**What is expected**
All lines below must be repeated exactly, with the pictures omitted.

**Data lines**
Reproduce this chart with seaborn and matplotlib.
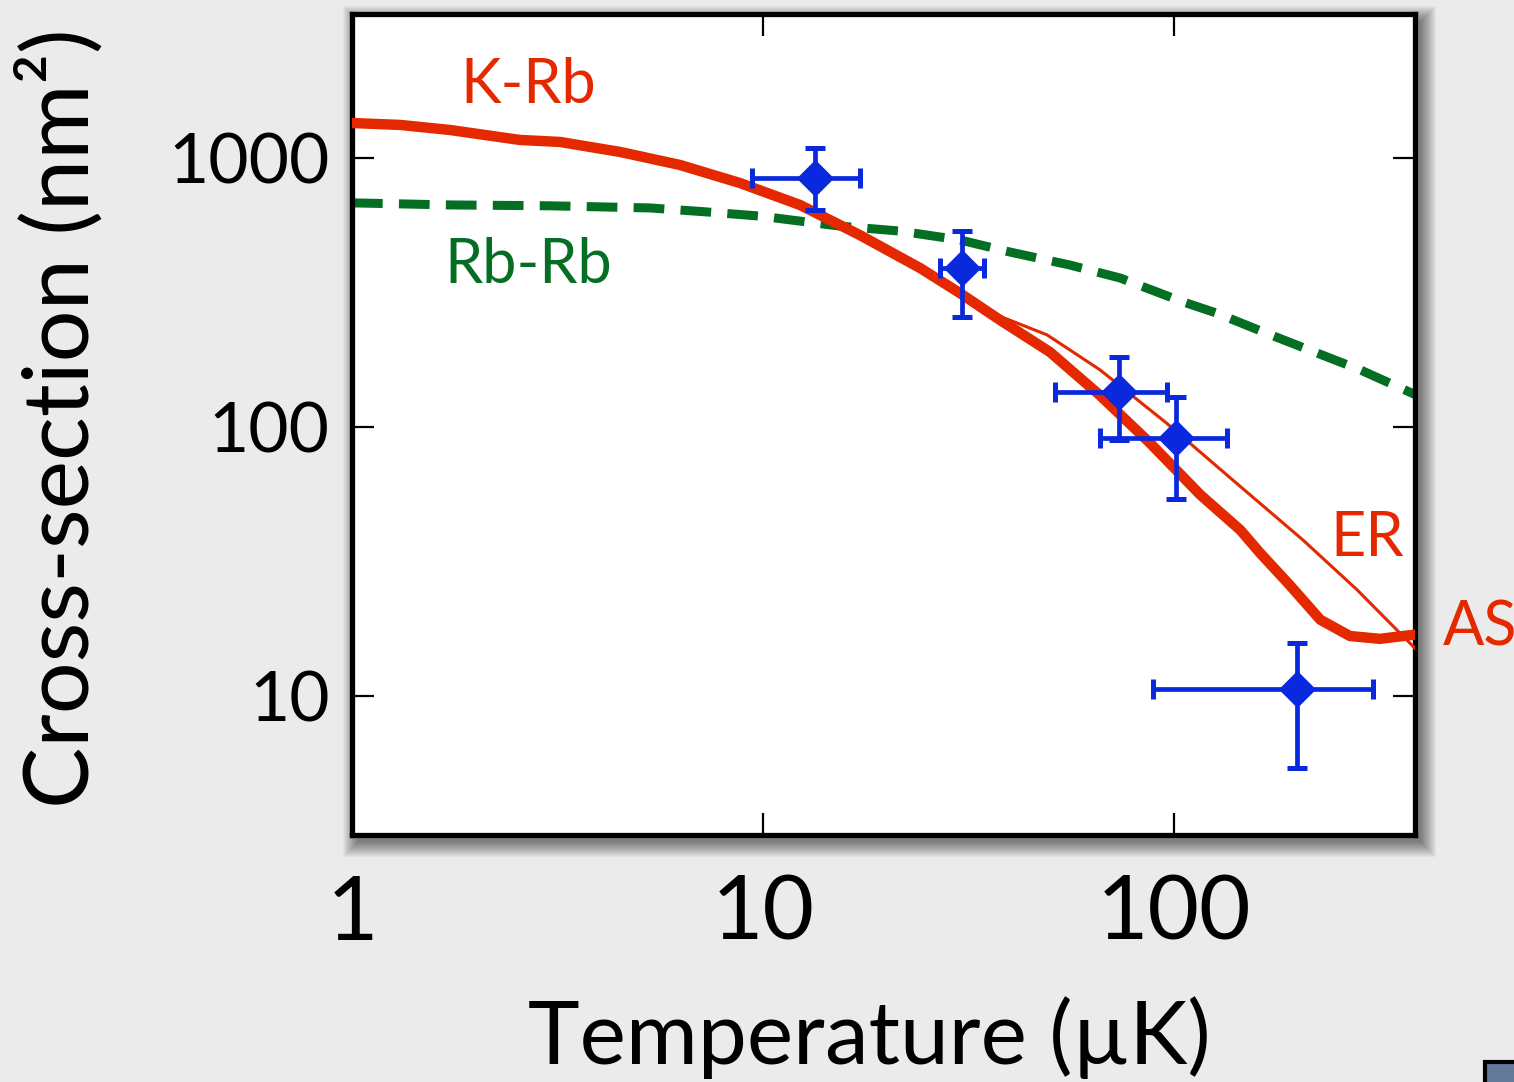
import numpy as np
import pandas as pd
import matplotlib
matplotlib.use("Agg")
import matplotlib.pyplot as plt
import seaborn as sns
from matplotlib.patches import Rectangle
from matplotlib.ticker import FixedLocator, FixedFormatter, NullLocator

# ---------------- data ----------------
# K-Rb cross-section, full calculation (AS) - thick red
T_as = [1.0, 1.31, 1.73, 2.56, 3.21, 4.49, 6.28, 8.79, 12.3, 17.2, 24.1, 30.1, 37.7,
        49.9, 66.1, 87.4, 116, 145, 162, 191, 227, 268, 317, 386]
sigma_as = [1349, 1327, 1271, 1167, 1147, 1053, 942, 807, 669, 517, 390, 315, 250,
            190, 131, 87.2, 55.9, 41.4, 34.0, 25.9, 19.2, 16.7, 16.3, 16.9]

# K-Rb effective range approximation (ER) - thin red
T_er = [1.0, 1.31, 1.73, 2.56, 3.21, 4.49, 6.28, 8.79, 12.3, 17.2, 24.1, 30.1, 37.7,
        49.1, 66.1, 96.2, 139, 206, 279, 390]
sigma_er = [1349, 1327, 1271, 1167, 1147, 1053, 942, 807, 669, 517, 395, 320, 258,
            220, 163, 103, 63.5, 38.0, 24.8, 14.8]

# Rb-Rb cross-section - green dashed
T_rbrb = [1.0, 1.73, 3.03, 5.31, 7.31, 9.84, 15.4, 21.5, 30.1, 39.9, 55.8, 73.9,
          105, 127, 168, 214, 284, 386]
sigma_rbrb = [681, 669, 664, 652, 630, 608, 558, 535, 496, 447, 400, 358,
              292, 265, 223, 193, 163, 132]

# measured points (blue diamonds)
T_meas = [13.4, 30.5, 73.5, 101, 199]
sigma_meas = [843, 390, 135, 91, 10.6]
T_lo = [9.4, 27.0, 51.3, 66.0, 88.9]
T_hi = [17.2, 34.5, 96.2, 135, 305]
sigma_lo = [640, 256, 89.6, 54.0, 5.4]
sigma_hi = [1090, 535, 182, 129, 15.7]

x_ticks = [1, 10, 100]
x_ticklabels = ["1", "10", "100"]
y_ticks = [10, 100, 1000]
y_ticklabels = ["10", "100", "1000"]

# ---------------- style ----------------
sns.set_style("ticks")
plt.rcParams["font.family"] = ["Lato", "DejaVu Sans"]
plt.rcParams["text.color"] = "black"
plt.rcParams["axes.labelcolor"] = "black"
plt.rcParams["xtick.color"] = "black"
plt.rcParams["ytick.color"] = "black"

RED = "#e42800"
GREEN = "#046e23"
BLUE = "#0a28dc"
BG = "#ebebeb"

W, H = 1514, 1082
L, R, T, B = 352, 1415, 14, 835
fig = plt.figure(figsize=(W / 100, H / 100), dpi=100, facecolor=BG)
ax = fig.add_axes([L / W, 1 - B / H, (R - L) / W, (B - T) / H])
ax.set_facecolor("white")

# drop shadow behind axes
for i in range(16):
    fig.patches.append(Rectangle(((L + 6 - i) / W, 1 - (B + 7 + i) / H),
                                 (R - L + 2 * i) / W, (B - T + 2 * i) / H,
                                 transform=fig.transFigure, facecolor="black",
                                 edgecolor="none", alpha=0.035, zorder=-5))

# small decoration at bottom-right corner
fig.patches.append(Rectangle((1485 / W, 1 - 1100 / H), 60 / W, 38 / H,
                             transform=fig.transFigure, facecolor="#62799a",
                             edgecolor="black", linewidth=3, zorder=-4))

df_as = pd.DataFrame({"T": T_as, "sigma": sigma_as})
df_er = pd.DataFrame({"T": T_er, "sigma": sigma_er})
df_rb = pd.DataFrame({"T": T_rbrb, "sigma": sigma_rbrb})
df_m = pd.DataFrame({"T": T_meas, "sigma": sigma_meas})

sns.lineplot(data=df_rb, x="T", y="sigma", ax=ax, color=GREEN, linewidth=6.5,
             linestyle=(0, (3.4, 1.8)), dash_capstyle="butt", sort=False,
             zorder=2)
sns.lineplot(data=df_er, x="T", y="sigma", ax=ax, color=RED, linewidth=2.2,
             sort=False, zorder=3)
sns.lineplot(data=df_as, x="T", y="sigma", ax=ax, color=RED, linewidth=7.5,
             sort=False, zorder=4, solid_joinstyle="round")

xerr = [np.array(T_meas) - np.array(T_lo), np.array(T_hi) - np.array(T_meas)]
yerr = [np.array(sigma_meas) - np.array(sigma_lo), np.array(sigma_hi) - np.array(sigma_meas)]
ax.errorbar(T_meas, sigma_meas, xerr=xerr, yerr=yerr, fmt="none", ecolor=BLUE,
            elinewidth=3.4, capsize=7, capthick=3.6, zorder=5)
sns.scatterplot(data=df_m, x="T", y="sigma", ax=ax, marker="D", s=360,
                color=BLUE, edgecolor=BLUE, linewidth=0, zorder=6)

ax.set_xscale("log")
ax.set_yscale("log")
ax.set_xlim(1, 386)
ax.set_ylim(3.04, 3430)

ax.xaxis.set_major_locator(FixedLocator(x_ticks))
ax.xaxis.set_major_formatter(FixedFormatter(x_ticklabels))
ax.yaxis.set_major_locator(FixedLocator(y_ticks))
ax.yaxis.set_major_formatter(FixedFormatter(y_ticklabels))
ax.xaxis.set_minor_locator(NullLocator())
ax.yaxis.set_minor_locator(NullLocator())

ax.tick_params(axis="both", which="major", direction="in", length=16, width=1.6,
               color="black", top=True, right=True)
ax.tick_params(axis="x", labelsize=64, pad=28)
ax.tick_params(axis="y", labelsize=50, pad=16)

for sp in ax.spines.values():
    sp.set_visible(True)
    sp.set_linewidth(3.8)
    sp.set_color("black")

ax.set_xlabel("Temperature (µK)", fontsize=63, va="center")
ax.xaxis.set_label_coords((869 - L) / (R - L), (B - 1038) / (B - T))
ax.set_ylabel("Cross-section (nm²)", fontsize=66, va="center")
ax.yaxis.set_label_coords((60 - L) / (R - L), (B - 418) / (B - T))

def fx(px):
    return (px - L) / (R - L)

def fy(py):
    return (B - py) / (B - T)

ax.text(fx(528), fy(103), "K-Rb", transform=ax.transAxes, color=RED,
        fontsize=44, ha="center", va="baseline")
ax.text(fx(528), fy(283), "Rb-Rb", transform=ax.transAxes, color=GREEN,
        fontsize=44, ha="center", va="baseline")
ax.text(fx(1367), fy(556), "ER", transform=ax.transAxes, color=RED,
        fontsize=44, ha="center", va="baseline")
ax.text(fx(1443), fy(645), "AS", transform=ax.transAxes, color=RED,
        fontsize=44, ha="left", va="baseline", clip_on=False)

fig.savefig("out.png", dpi=100, facecolor=BG)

**Result of this task**
Reproduce this chart with seaborn and matplotlib.
import numpy as np
import pandas as pd
import matplotlib
matplotlib.use("Agg")
import matplotlib.pyplot as plt
import seaborn as sns
from matplotlib.patches import Rectangle
from matplotlib.ticker import FixedLocator, FixedFormatter, NullLocator

# ---------------- data ----------------
# K-Rb cross-section, full calculation (AS) - thick red
T_as = [1.0, 1.31, 1.73, 2.56, 3.21, 4.49, 6.28, 8.79, 12.3, 17.2, 24.1, 30.1, 37.7,
        49.9, 66.1, 87.4, 116, 145, 162, 191, 227, 268, 317, 386]
sigma_as = [1349, 1327, 1271, 1167, 1147, 1053, 942, 807, 669, 517, 390, 315, 250,
            190, 131, 87.2, 55.9, 41.4, 34.0, 25.9, 19.2, 16.7, 16.3, 16.9]

# K-Rb effective range approximation (ER) - thin red
T_er = [1.0, 1.31, 1.73, 2.56, 3.21, 4.49, 6.28, 8.79, 12.3, 17.2, 24.1, 30.1, 37.7,
        49.1, 66.1, 96.2, 139, 206, 279, 390]
sigma_er = [1349, 1327, 1271, 1167, 1147, 1053, 942, 807, 669, 517, 395, 320, 258,
            220, 163, 103, 63.5, 38.0, 24.8, 14.8]

# Rb-Rb cross-section - green dashed
T_rbrb = [1.0, 1.73, 3.03, 5.31, 7.31, 9.84, 15.4, 21.5, 30.1, 39.9, 55.8, 73.9,
          105, 127, 168, 214, 284, 386]
sigma_rbrb = [681, 669, 664, 652, 630, 608, 558, 535, 496, 447, 400, 358,
              292, 265, 223, 193, 163, 132]

# measured points (blue diamonds)
T_meas = [13.4, 30.5, 73.5, 101, 199]
sigma_meas = [843, 390, 135, 91, 10.6]
T_lo = [9.4, 27.0, 51.3, 66.0, 88.9]
T_hi = [17.2, 34.5, 96.2, 135, 305]
sigma_lo = [640, 256, 89.6, 54.0, 5.4]
sigma_hi = [1090, 535, 182, 129, 15.7]

x_ticks = [1, 10, 100]
x_ticklabels = ["1", "10", "100"]
y_ticks = [10, 100, 1000]
y_ticklabels = ["10", "100", "1000"]

# ---------------- style ----------------
sns.set_style("ticks")
plt.rcParams["font.family"] = ["Lato", "DejaVu Sans"]
plt.rcParams["text.color"] = "black"
plt.rcParams["axes.labelcolor"] = "black"
plt.rcParams["xtick.color"] = "black"
plt.rcParams["ytick.color"] = "black"

RED = "#e42800"
GREEN = "#046e23"
BLUE = "#0a28dc"
BG = "#ebebeb"

W, H = 1514, 1082
L, R, T, B = 352, 1415, 14, 835
fig = plt.figure(figsize=(W / 100, H / 100), dpi=100, facecolor=BG)
ax = fig.add_axes([L / W, 1 - B / H, (R - L) / W, (B - T) / H])
ax.set_facecolor("white")

# drop shadow behind axes
for i in range(16):
    fig.patches.append(Rectangle(((L + 6 - i) / W, 1 - (B + 7 + i) / H),
                                 (R - L + 2 * i) / W, (B - T + 2 * i) / H,
                                 transform=fig.transFigure, facecolor="black",
                                 edgecolor="none", alpha=0.035, zorder=-5))

# small decoration at bottom-right corner
fig.patches.append(Rectangle((1485 / W, 1 - 1100 / H), 60 / W, 38 / H,
                             transform=fig.transFigure, facecolor="#62799a",
                             edgecolor="black", linewidth=3, zorder=-4))

df_as = pd.DataFrame({"T": T_as, "sigma": sigma_as})
df_er = pd.DataFrame({"T": T_er, "sigma": sigma_er})
df_rb = pd.DataFrame({"T": T_rbrb, "sigma": sigma_rbrb})
df_m = pd.DataFrame({"T": T_meas, "sigma": sigma_meas})

sns.lineplot(data=df_rb, x="T", y="sigma", ax=ax, color=GREEN, linewidth=6.5,
             linestyle=(0, (3.4, 1.8)), dash_capstyle="butt", sort=False,
             zorder=2)
sns.lineplot(data=df_er, x="T", y="sigma", ax=ax, color=RED, linewidth=2.2,
             sort=False, zorder=3)
sns.lineplot(data=df_as, x="T", y="sigma", ax=ax, color=RED, linewidth=7.5,
             sort=False, zorder=4, solid_joinstyle="round")

xerr = [np.array(T_meas) - np.array(T_lo), np.array(T_hi) - np.array(T_meas)]
yerr = [np.array(sigma_meas) - np.array(sigma_lo), np.array(sigma_hi) - np.array(sigma_meas)]
ax.errorbar(T_meas, sigma_meas, xerr=xerr, yerr=yerr, fmt="none", ecolor=BLUE,
            elinewidth=3.4, capsize=7, capthick=3.6, zorder=5)
sns.scatterplot(data=df_m, x="T", y="sigma", ax=ax, marker="D", s=360,
                color=BLUE, edgecolor=BLUE, linewidth=0, zorder=6)

ax.set_xscale("log")
ax.set_yscale("log")
ax.set_xlim(1, 386)
ax.set_ylim(3.04, 3430)

ax.xaxis.set_major_locator(FixedLocator(x_ticks))
ax.xaxis.set_major_formatter(FixedFormatter(x_ticklabels))
ax.yaxis.set_major_locator(FixedLocator(y_ticks))
ax.yaxis.set_major_formatter(FixedFormatter(y_ticklabels))
ax.xaxis.set_minor_locator(NullLocator())
ax.yaxis.set_minor_locator(NullLocator())

ax.tick_params(axis="both", which="major", direction="in", length=16, width=1.6,
               color="black", top=True, right=True)
ax.tick_params(axis="x", labelsize=64, pad=28)
ax.tick_params(axis="y", labelsize=50, pad=16)

for sp in ax.spines.values():
    sp.set_visible(True)
    sp.set_linewidth(3.8)
    sp.set_color("black")

ax.set_xlabel("Temperature (µK)", fontsize=63, va="center")
ax.xaxis.set_label_coords((869 - L) / (R - L), (B - 1038) / (B - T))
ax.set_ylabel("Cross-section (nm²)", fontsize=66, va="center")
ax.yaxis.set_label_coords((60 - L) / (R - L), (B - 418) / (B - T))

def fx(px):
    return (px - L) / (R - L)

def fy(py):
    return (B - py) / (B - T)

ax.text(fx(528), fy(103), "K-Rb", transform=ax.transAxes, color=RED,
        fontsize=44, ha="center", va="baseline")
ax.text(fx(528), fy(283), "Rb-Rb", transform=ax.transAxes, color=GREEN,
        fontsize=44, ha="center", va="baseline")
ax.text(fx(1367), fy(556), "ER", transform=ax.transAxes, color=RED,
        fontsize=44, ha="center", va="baseline")
ax.text(fx(1443), fy(645), "AS", transform=ax.transAxes, color=RED,
        fontsize=44, ha="left", va="baseline", clip_on=False)

fig.savefig("out.png", dpi=100, facecolor=BG)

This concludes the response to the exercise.